A research conducted by the Alliance for Development and Industrialization (ADI), has revealed that Ghana could potentially generate as much as US$5 billion annually within the next five to ten years through the development, expansion and exports of non-traditional crops.
In a statement signed and issued by the leadership of ADI, the group posits that the Ghanaian economy can be brought back onto a sound footing and subsequently sustained if cash crops such as avocado, coconut, citrus, shea butter, cashew, mango among others are well invested in.
ADI argues that, each of the aforementioned cash crop can rake in for the country a minimum of $600 million.

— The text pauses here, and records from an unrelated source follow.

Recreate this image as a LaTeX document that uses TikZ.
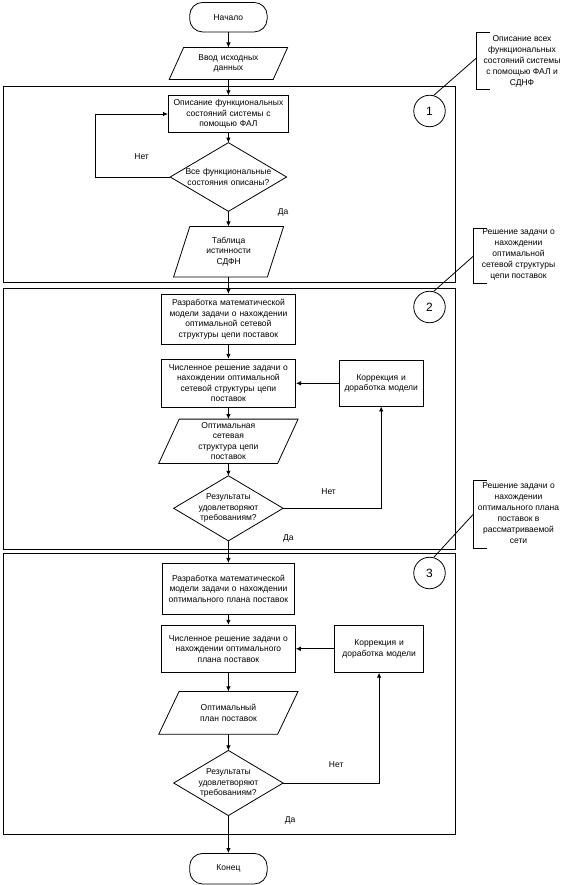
\documentclass[tikz,border=0pt]{standalone}
\usepackage{fontspec}
\setmainfont{Liberation Sans}
\usetikzlibrary{arrows.meta,calc}
\newcommand\dfont{\fontsize{8.5}{10.5}\selectfont}
\newcommand\nfont{\fontsize{8.5}{11}\selectfont}
\begin{document}
\begin{tikzpicture}[x=1pt,y=-1pt,
  every node/.style={font=\dfont, inner sep=0pt, align=center},
  blk/.style 2 args={minimum width=#1pt, text width=#1pt, minimum height=#2pt},
  proc/.style={draw, line width=0.8pt},
  term/.style={draw, rounded corners=13pt, line width=0.8pt},
  shp/.style={draw, line width=0.8pt},
  arr/.style={line width=0.8pt, -{Latex[length=5pt,width=4.5pt]}},
  ln/.style={line width=0.8pt},
  frame/.style={draw, line width=1pt},
  num/.style={draw, circle, minimum size=31.5pt, line width=0.8pt, font=\fontsize{12}{14}\selectfont},
  note/.style={font=\nfont, align=center}
]
\useasboundingbox (0,0) rectangle (565,885);

% frames
\draw[frame] (3,86.7) rectangle (455,282.3);
\draw[frame] (3,288.5) rectangle (455,549.3);
\draw[frame] (3,553.3) rectangle (455,834);

% main column
\node[term, blk={77.5}{29.5}] (start) at (228.4,17.2) {Начало};

\node[blk={118}{31.6}] (in1) at (228.4,63.5) {Ввод исходных\\данных};
\draw[shp] (in1.south west) -- ($(in1.south east)+(-14.4,0)$) -- (in1.north east) -- ($(in1.north west)+(14.4,0)$) -- cycle;

\node[proc, blk={120}{36.6}] (r1) at (228.4,114) {Описание функциональных\\состояний системы с\\помощью ФАЛ};

\node[blk={116}{68.3}] (d1) at (228.4,177) {Все функциональные\\состояния описаны?};
\draw[shp] (d1.north) -- (d1.east) -- (d1.south) -- (d1.west) -- cycle;

\node[blk={109.6}{50}] (t1) at (228.6,251.7) {Таблица\\истинности\\СДФН};
\draw[shp] (t1.south west) -- ($(t1.south east)+(-16.2,0)$) -- (t1.north east) -- ($(t1.north west)+(16.2,0)$) -- cycle;

\node[proc, blk={134.4}{49.7}] (r2) at (228.4,319.2) {Разработка математической\\модели задачи о нахождении\\оптимальной сетевой\\структуры цепи поставок};

\node[proc, blk={134.4}{48}] (r3) at (228.4,383.3) {Численное решение задачи о\\нахождении оптимальной\\сетевой структуры цепи\\поставок};

\node[proc, blk={84}{45.4}] (k2) at (381.2,383.3) {Коррекция и\\доработка модели};

\node[blk={139}{44}] (p2) at (228.4,441.3) {Оптимальная\\сетевая\\структура цепи\\поставок};
\draw[shp] (p2.south west) -- ($(p2.south east)+(-20.5,0)$) -- (p2.north east) -- ($(p2.north west)+(20.5,0)$) -- cycle;

\node[blk={109}{64.7}] (d2) at (228.4,508.3) {Результаты\\удовлетворяют\\требованиям?};
\draw[shp] (d2.north) -- (d2.east) -- (d2.south) -- (d2.west) -- cycle;

\node[proc, blk={132}{50.7}] (r4) at (228.4,588.7) {Разработка математической\\модели задачи о нахождении\\оптимального плана поставок};

\node[proc, blk={134}{47}] (r5) at (228.4,648.8) {Численное решение задачи о\\нахождении оптимального\\плана поставок};

\node[proc, blk={89.4}{47}] (k3) at (379.1,648.8) {Коррекция и\\доработка модели};

\node[blk={138.8}{42.3}] (p3) at (228.4,712.8) {Оптимальный\\план поставок};
\draw[shp] (p3.south west) -- ($(p3.south east)+(-20.3,0)$) -- (p3.north east) -- ($(p3.north west)+(20.3,0)$) -- cycle;

\node[blk={109}{64.7}] (d3) at (228.4,783) {Результаты\\удовлетворяют\\требованиям?};
\draw[shp] (d3.north) -- (d3.east) -- (d3.south) -- (d3.west) -- cycle;

\node[term, blk={77.5}{30.6}] (end) at (228.4,868.7) {Конец};

% connectors
\draw[arr] (start) -- (in1);
\draw[arr] (in1) -- (r1);
\draw[arr] (r1) -- (d1.north);
\draw[arr] (d1.south) -- (t1.north -| d1.south);
\draw[arr] (d1.west) -- ++(-75,0) |- (r1.west);
\draw[arr] (t1.south -| r2.north) -- (r2);
\draw[arr] (r2) -- (r3);
\draw[arr] (k2.west) -- (k2.west -| r3.east);
\draw[arr] (r3) -- (p2);
\draw[arr] (p2) -- (d2.north);
\draw[arr] (d2.east) -| (k2.south);
\draw[arr] (d2.south) -- (r4);
\draw[arr] (r4) -- (r5);
\draw[arr] (k3.west) -- (k3.west -| r5.east);
\draw[arr] (r5) -- (p3);
\draw[arr] (p3) -- (d3.north);
\draw[arr] (d3.east) -| (k3.south);
\draw[arr] (d3.south) -- (end);

% labels
\node (no1) at (141.6,157) {Нет};
\node (yes1) at (283,212) {Да};
\node (no2) at (328.6,492) {Нет};
\node (yes2) at (288.3,538.3) {Да};
\node (no3) at (336.2,765) {Нет};
\node (yes3) at (290.1,820) {Да};

% numbered circles and notes
\node[num] (c1) at (429.5,111) {1};
\node[num] (c2) at (429.5,307) {2};
\node[num] (c3) at (429.5,573) {3};

\node[note] (n1) at (522,61) {Описание всех\\функциональных\\состояний системы\\с помощью ФАЛ и\\СДНФ};
\node[note] (n2) at (518.5,254) {Решение задачи о\\нахождении\\оптимальной\\сетевой структуры\\цепи поставок};
\node[note] (n3) at (518.5,513.4) {Решение задачи о\\нахождении\\оптимального плана\\поставок в\\рассматриваемой\\сети};

\coordinate (b1) at (476.4,58);
\coordinate (b2) at (473.5,256);
\coordinate (b3) at (473.5,514);
\draw[ln] (490,32) -- (476.4,32) -- (476.4,89) -- (490,89);
\draw[ln] (487,228.7) -- (473.5,228.7) -- (473.5,283.3) -- (487,283.3);
\draw[ln] (487,480) -- (473.5,480) -- (473.5,548.3) -- (487,548.3);
\draw[ln] (c1.75) -- (b1);
\draw[ln] (c2.75) -- (b2);
\draw[ln] (c3.75) -- (b3);
\end{tikzpicture}
\end{document}
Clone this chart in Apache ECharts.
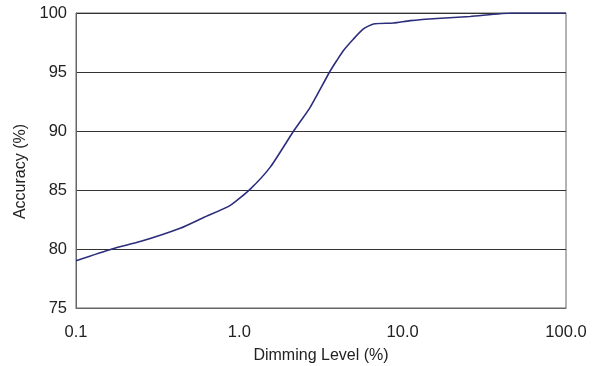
<!DOCTYPE html>
<html>
<head>
<meta charset="utf-8">
<script src="https://cdn.jsdelivr.net/npm/echarts@6/dist/echarts.min.js"></script>
<style>html,body{margin:0;padding:0;background:#fff}#c{width:599px;height:366px}</style>
</head>
<body>
<div id="c"></div>
<script>
var dimmingLevel = [0.1, 0.166, 0.25, 0.434, 0.6, 0.88, 1.17, 1.55, 2.15, 2.72, 3.57, 3.95, 4.34, 5.0, 5.75, 6.63, 8.8, 11.1, 16.2, 25.9, 46.6, 100];
var accuracy = [79.0, 80.0, 80.65, 81.76, 82.65, 83.7, 85.1, 86.96, 90.0, 92.03, 95.0, 95.97, 96.82, 97.8, 98.65, 99.07, 99.15, 99.35, 99.54, 99.7, 100.0, 100.0];
var yTicks = [75, 80, 85, 90, 95, 100];
var xName = 'Dimming Level (%)';
var yName = 'Accuracy (%)';

var seriesData = dimmingLevel.map(function (x, i) { return [x, accuracy[i]]; });
var font = 'Liberation Sans, Arial, sans-serif';
var chart = echarts.init(document.getElementById('c'), null, {renderer: 'canvas'});
chart.setOption({
  animation: false,
  grid: {left: 76, right: 33, top: 13, bottom: 58, outerBoundsMode: 'none', containLabel: false, show: true, borderColor: '#666', borderWidth: 1, backgroundColor: 'transparent'},
  xAxis: {
    type: 'log', logBase: 10, min: 0.1, max: 100,
    name: xName, nameLocation: 'middle', nameGap: 40,
    nameTextStyle: {fontFamily: font, fontSize: 16, color: '#222'},
    axisLine: {show: true, lineStyle: {color: '#666', width: 1}},
    axisTick: {show: false},
    splitLine: {show: false},
    minorTick: {show: false},
    axisLabel: {fontFamily: font, fontSize: 16.5, color: '#222', margin: 16,
      formatter: function (v) { return Number(v).toFixed(1); }}
  },
  yAxis: {
    type: 'value', min: yTicks[0], max: yTicks[yTicks.length - 1], interval: 5,
    name: yName, nameLocation: 'middle', nameGap: 43,
    nameTextStyle: {fontFamily: font, fontSize: 16, color: '#222', padding: [0, 22, 0, 0]},
    axisLine: {show: true, lineStyle: {color: '#666', width: 1}},
    axisTick: {show: false},
    splitLine: {show: true, lineStyle: {color: '#333', width: 1}},
    axisLabel: {fontFamily: font, fontSize: 16.5, color: '#222', margin: 9}
  },
  series: [{
    type: 'line',
    data: seriesData,
    smooth: 0.2,
    showSymbol: false,
    lineStyle: {color: '#2b2e7c', width: 1.6}
  }]
});
</script>
</body>
</html>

“According to our research, avocado in the next five to ten years could generate US$1.2 billion, shea butter with its global demand could give the country like US$1 billion which would be the golden crop of the land, citrus US$1 billion, mango US$1 billion, coconut we can generate at last US$600 million and cashew about US$600 to US$900 million,” an excerpt of the statement read.
“The government cannot continue with its traditional way of raising revenue for this country, we need to diversify and build our own source of revenue to develop this country,” the statement read further.
ADI therefore called on Government to partner the private sector to handle the development, establishment, management, post harvest and processing of these cash crops for the international market.
The group also noted that the holistic development and expansion of cash crops would create jobs for over 1.5 million Ghanaians.